3d Cir. Recognizes FLSA Successor-in-Interest Liability

Earlier this month, the Third Circuit issued a precedential opinion in Thompson v. Real Estate Mortgage Network.

The facts of this case are a little murky - but the gist of the matter is that Plaintiff worked for one company, Security Atlantic. HUD launches an investigation into Security Atlantic, and all of a sudden Plaintiff and her colleagues have to fill out applications for a new company, REMN. Now, she and her colleagues work for REMN. And, Security Atlantic is "defunct."

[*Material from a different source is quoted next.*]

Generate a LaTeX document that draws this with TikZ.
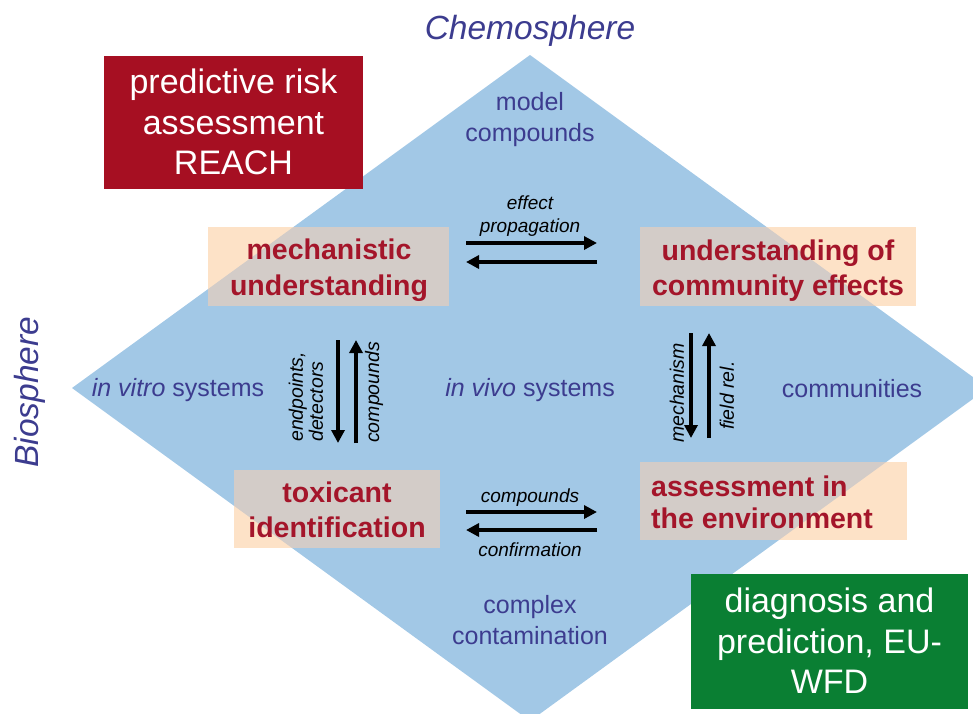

The issue is whether Plaintiff can impose FLSA liability from her time at Security Atlantic onto its successor, REMN. The Court adopted the federal common law standard for analyzing successor liability, using the following factors:
(1) continuity in operations and work force of the successor and predecessor employers; (2) notice to the successor-employer of its predecessor’s legal obligation; and (3) ability of the predecessor to provide adequate relief directly. Brzozowski v. Corr. Physician Servs., Inc., 360 F.3d 173, 178 (3d Cir. 2004).
Frankly, the Court didn't engage in much analysis. Instead, they relied heavily on the economic genius of Richard Posner (somewhere my Mason Law profs are popping champagne at the sight of Posner and economic analysis in a precedential Third Circuit opinion, while discussing how much better the opinion could have been if only the Court had used the Coase theorem and counter-economic analysis from Judge Easterbrook . . . sorry, a little inside-Mason Law humor):
[T]he imposition of successor liability will often be necessary to achieve the statutory goals because the workers will often be unable to head off a corporate sale by their employer aimed at extinguishing the employer's liability to them. This logic extends to suits to enforce the Fair Labor Standards Act. “The FLSA was passed to protect workers' standards of living through the regulation of working conditions. 29 U.S.C. § 202. That fundamental purpose is as fully deserving of protection as the labor peace, anti-discrimination, and worker security policies underlying the NLRA, Title VII, 42 U.S.C. § 1981, ERISA, and MPPAA.” Steinbach v. Hubbard, 51 F.3d 843, 845 (9th Cir. 1995). In the absence of successor liability, a violator of the Act could escape liability, or at least make relief much more difficult to obtain, by selling its assets without an assumption of liabilities by the buyer (for such an assumption would reduce the purchase price by imposing a cost on the buyer) and then dissolving. And although it can be argued that imposing successor liability in such a case impedes the operation of the market in companies by increasing the cost to the buyer of a company that may have violated the FLSA, it's not a strong argument. The successor will have been compensated for bearing the liabilities by paying less for the assets it's buying; it will have paid less because the net value of the assets will have been diminished by the associated liabilities. 
Teed v. Thomas & Betts Power Solutions, 711 F.3d 763, 765–77 (7th Cir. 2013).
Read the full opinion for even more Posner-tastic analysis.

Bottom line: The allegations in this case were sufficient to survive a motion to dismiss. Moving forward, it's buyer beware because a successor in interest just might be liable for FLSA claims of the predecessor.